'''

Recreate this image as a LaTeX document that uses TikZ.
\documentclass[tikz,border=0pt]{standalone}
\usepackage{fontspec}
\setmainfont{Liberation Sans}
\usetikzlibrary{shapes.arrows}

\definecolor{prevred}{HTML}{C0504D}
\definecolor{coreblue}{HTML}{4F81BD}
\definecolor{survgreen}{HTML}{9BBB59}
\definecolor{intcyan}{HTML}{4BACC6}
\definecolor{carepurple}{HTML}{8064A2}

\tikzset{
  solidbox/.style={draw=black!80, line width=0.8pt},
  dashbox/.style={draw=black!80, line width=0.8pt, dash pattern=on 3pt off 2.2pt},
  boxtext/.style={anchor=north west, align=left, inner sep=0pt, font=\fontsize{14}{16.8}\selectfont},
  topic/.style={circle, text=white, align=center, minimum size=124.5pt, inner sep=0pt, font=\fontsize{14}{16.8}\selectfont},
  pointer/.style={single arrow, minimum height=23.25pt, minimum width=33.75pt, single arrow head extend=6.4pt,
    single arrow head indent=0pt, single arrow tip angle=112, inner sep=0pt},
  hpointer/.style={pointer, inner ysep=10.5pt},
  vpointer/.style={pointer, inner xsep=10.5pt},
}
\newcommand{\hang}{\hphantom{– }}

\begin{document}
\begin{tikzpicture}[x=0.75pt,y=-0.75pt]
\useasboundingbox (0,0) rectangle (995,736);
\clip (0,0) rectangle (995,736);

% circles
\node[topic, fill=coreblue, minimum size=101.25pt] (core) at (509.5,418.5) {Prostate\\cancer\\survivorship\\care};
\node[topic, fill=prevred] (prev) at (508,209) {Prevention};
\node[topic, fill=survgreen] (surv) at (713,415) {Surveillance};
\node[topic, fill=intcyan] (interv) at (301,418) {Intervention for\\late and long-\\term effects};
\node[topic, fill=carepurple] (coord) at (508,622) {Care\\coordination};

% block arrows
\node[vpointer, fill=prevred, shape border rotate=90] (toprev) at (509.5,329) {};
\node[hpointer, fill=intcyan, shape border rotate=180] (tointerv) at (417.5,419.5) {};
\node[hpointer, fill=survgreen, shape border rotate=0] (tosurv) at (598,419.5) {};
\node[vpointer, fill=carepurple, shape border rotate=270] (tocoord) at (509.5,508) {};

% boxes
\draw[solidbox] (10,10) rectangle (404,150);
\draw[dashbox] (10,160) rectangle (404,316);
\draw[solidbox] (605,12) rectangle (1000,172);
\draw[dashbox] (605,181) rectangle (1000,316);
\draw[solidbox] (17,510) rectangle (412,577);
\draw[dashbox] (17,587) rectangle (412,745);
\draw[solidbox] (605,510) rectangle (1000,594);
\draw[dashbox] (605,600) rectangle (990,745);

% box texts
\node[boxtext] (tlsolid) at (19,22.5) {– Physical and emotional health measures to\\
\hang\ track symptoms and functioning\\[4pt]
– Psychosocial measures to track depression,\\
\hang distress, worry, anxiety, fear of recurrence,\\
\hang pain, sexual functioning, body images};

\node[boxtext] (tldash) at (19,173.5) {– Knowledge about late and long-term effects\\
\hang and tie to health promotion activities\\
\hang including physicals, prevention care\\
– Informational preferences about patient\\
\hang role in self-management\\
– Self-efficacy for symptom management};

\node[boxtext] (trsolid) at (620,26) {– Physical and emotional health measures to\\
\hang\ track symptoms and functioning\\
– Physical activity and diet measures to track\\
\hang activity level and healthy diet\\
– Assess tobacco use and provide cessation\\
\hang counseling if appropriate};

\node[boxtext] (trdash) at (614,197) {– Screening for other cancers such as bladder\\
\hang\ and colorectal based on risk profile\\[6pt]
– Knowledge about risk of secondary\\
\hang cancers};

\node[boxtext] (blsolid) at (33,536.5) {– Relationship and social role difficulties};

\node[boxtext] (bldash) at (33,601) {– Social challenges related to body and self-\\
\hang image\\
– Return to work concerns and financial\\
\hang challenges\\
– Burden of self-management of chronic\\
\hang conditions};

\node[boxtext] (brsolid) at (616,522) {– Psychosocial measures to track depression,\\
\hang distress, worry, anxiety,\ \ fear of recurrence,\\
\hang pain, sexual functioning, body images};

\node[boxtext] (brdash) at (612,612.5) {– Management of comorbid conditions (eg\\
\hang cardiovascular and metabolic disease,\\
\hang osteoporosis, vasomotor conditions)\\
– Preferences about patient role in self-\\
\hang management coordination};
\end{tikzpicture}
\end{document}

'''
'''

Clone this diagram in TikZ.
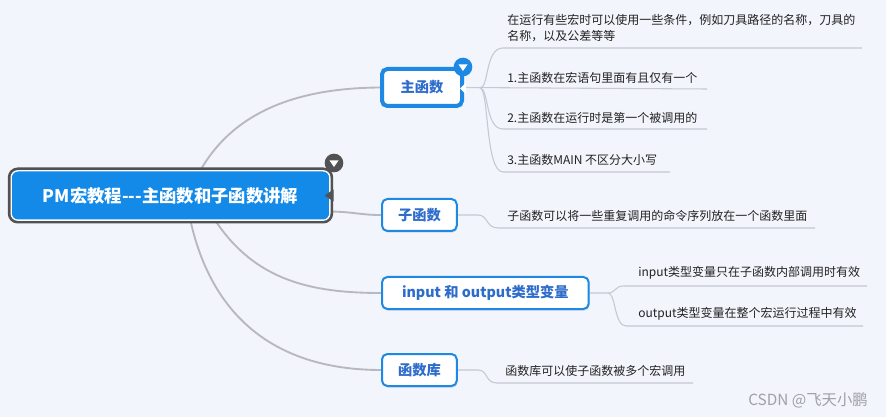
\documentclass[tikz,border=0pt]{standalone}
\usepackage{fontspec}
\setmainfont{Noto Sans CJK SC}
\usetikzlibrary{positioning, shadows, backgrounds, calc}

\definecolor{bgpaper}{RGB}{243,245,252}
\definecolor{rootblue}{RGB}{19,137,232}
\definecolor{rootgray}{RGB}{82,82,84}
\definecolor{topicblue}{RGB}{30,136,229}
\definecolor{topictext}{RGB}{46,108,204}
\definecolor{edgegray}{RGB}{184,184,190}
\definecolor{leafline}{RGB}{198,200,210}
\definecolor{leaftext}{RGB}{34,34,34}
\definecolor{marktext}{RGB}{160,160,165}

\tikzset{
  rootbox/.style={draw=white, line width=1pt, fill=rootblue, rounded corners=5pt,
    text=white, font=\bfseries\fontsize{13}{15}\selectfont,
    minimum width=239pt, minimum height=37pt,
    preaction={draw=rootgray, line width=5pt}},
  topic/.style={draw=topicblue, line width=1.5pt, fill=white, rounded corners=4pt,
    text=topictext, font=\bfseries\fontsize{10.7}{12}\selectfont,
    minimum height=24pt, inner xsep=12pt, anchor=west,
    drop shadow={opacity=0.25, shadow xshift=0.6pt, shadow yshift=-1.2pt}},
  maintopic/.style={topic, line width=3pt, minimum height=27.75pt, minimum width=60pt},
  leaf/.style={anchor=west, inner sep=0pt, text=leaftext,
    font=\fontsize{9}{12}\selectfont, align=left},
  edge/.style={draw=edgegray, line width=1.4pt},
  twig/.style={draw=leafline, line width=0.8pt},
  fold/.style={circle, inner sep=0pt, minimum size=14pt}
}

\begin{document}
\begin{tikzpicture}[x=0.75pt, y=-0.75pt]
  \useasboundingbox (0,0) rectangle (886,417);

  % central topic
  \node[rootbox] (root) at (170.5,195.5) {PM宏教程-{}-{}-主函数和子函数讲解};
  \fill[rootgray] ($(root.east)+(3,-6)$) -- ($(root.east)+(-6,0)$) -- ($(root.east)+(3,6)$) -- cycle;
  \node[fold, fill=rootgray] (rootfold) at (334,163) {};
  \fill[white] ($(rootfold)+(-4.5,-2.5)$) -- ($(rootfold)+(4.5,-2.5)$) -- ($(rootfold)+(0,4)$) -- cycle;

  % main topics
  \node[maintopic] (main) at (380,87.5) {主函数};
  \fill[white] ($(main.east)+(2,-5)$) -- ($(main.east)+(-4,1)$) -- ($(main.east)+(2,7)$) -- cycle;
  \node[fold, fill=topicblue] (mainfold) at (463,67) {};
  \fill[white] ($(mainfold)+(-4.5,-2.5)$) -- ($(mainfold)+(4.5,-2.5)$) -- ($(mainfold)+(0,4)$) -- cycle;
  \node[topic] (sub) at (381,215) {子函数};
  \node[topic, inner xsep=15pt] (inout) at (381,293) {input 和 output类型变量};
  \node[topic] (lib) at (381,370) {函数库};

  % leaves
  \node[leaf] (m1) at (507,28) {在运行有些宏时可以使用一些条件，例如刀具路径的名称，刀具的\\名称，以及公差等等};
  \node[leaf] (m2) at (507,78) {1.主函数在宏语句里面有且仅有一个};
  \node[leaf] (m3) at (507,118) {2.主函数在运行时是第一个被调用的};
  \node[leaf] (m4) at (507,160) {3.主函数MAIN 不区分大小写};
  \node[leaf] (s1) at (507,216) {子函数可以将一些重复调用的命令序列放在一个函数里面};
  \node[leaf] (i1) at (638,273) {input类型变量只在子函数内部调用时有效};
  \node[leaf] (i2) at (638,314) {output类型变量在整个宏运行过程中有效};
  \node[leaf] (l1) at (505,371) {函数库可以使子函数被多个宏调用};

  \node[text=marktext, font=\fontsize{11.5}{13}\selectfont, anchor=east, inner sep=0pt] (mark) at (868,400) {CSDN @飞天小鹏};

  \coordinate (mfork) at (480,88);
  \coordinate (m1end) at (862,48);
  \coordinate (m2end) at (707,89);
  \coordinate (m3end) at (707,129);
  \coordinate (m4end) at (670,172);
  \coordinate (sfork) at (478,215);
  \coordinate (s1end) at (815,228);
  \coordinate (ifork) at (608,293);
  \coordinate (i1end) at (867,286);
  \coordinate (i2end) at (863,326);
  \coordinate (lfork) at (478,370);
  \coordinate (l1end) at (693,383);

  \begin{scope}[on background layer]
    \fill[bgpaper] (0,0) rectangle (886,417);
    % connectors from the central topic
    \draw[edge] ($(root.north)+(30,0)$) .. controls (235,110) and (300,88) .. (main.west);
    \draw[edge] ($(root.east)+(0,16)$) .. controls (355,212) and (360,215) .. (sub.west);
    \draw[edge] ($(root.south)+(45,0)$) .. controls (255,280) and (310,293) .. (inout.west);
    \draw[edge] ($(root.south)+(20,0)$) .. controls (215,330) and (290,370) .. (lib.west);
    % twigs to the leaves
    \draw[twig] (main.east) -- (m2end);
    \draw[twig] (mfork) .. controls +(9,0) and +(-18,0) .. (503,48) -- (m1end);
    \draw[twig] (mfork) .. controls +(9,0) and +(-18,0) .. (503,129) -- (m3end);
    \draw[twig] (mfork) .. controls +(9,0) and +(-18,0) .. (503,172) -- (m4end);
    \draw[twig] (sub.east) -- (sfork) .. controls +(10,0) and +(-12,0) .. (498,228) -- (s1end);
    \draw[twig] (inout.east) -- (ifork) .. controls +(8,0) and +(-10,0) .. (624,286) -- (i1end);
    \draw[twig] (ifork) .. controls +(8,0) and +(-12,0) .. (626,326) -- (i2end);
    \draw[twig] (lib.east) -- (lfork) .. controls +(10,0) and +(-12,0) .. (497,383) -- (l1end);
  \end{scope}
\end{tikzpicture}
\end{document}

'''

## What to do
Copy word for word every line from the one with "Clone this diagram in TikZ." through the one with "($(rootfold)+(0,4)$) -- cycle;", including both. No pictures belong in the copy.

## Answer for this exercise
Clone this diagram in TikZ.
\documentclass[tikz,border=0pt]{standalone}
\usepackage{fontspec}
\setmainfont{Noto Sans CJK SC}
\usetikzlibrary{positioning, shadows, backgrounds, calc}

\definecolor{bgpaper}{RGB}{243,245,252}
\definecolor{rootblue}{RGB}{19,137,232}
\definecolor{rootgray}{RGB}{82,82,84}
\definecolor{topicblue}{RGB}{30,136,229}
\definecolor{topictext}{RGB}{46,108,204}
\definecolor{edgegray}{RGB}{184,184,190}
\definecolor{leafline}{RGB}{198,200,210}
\definecolor{leaftext}{RGB}{34,34,34}
\definecolor{marktext}{RGB}{160,160,165}

\tikzset{
  rootbox/.style={draw=white, line width=1pt, fill=rootblue, rounded corners=5pt,
    text=white, font=\bfseries\fontsize{13}{15}\selectfont,
    minimum width=239pt, minimum height=37pt,
    preaction={draw=rootgray, line width=5pt}},
  topic/.style={draw=topicblue, line width=1.5pt, fill=white, rounded corners=4pt,
    text=topictext, font=\bfseries\fontsize{10.7}{12}\selectfont,
    minimum height=24pt, inner xsep=12pt, anchor=west,
    drop shadow={opacity=0.25, shadow xshift=0.6pt, shadow yshift=-1.2pt}},
  maintopic/.style={topic, line width=3pt, minimum height=27.75pt, minimum width=60pt},
  leaf/.style={anchor=west, inner sep=0pt, text=leaftext,
    font=\fontsize{9}{12}\selectfont, align=left},
  edge/.style={draw=edgegray, line width=1.4pt},
  twig/.style={draw=leafline, line width=0.8pt},
  fold/.style={circle, inner sep=0pt, minimum size=14pt}
}

\begin{document}
\begin{tikzpicture}[x=0.75pt, y=-0.75pt]
  \useasboundingbox (0,0) rectangle (886,417);

  % central topic
  \node[rootbox] (root) at (170.5,195.5) {PM宏教程-{}-{}-主函数和子函数讲解};
  \fill[rootgray] ($(root.east)+(3,-6)$) -- ($(root.east)+(-6,0)$) -- ($(root.east)+(3,6)$) -- cycle;
  \node[fold, fill=rootgray] (rootfold) at (334,163) {};
  \fill[white] ($(rootfold)+(-4.5,-2.5)$) -- ($(rootfold)+(4.5,-2.5)$) -- ($(rootfold)+(0,4)$) -- cycle;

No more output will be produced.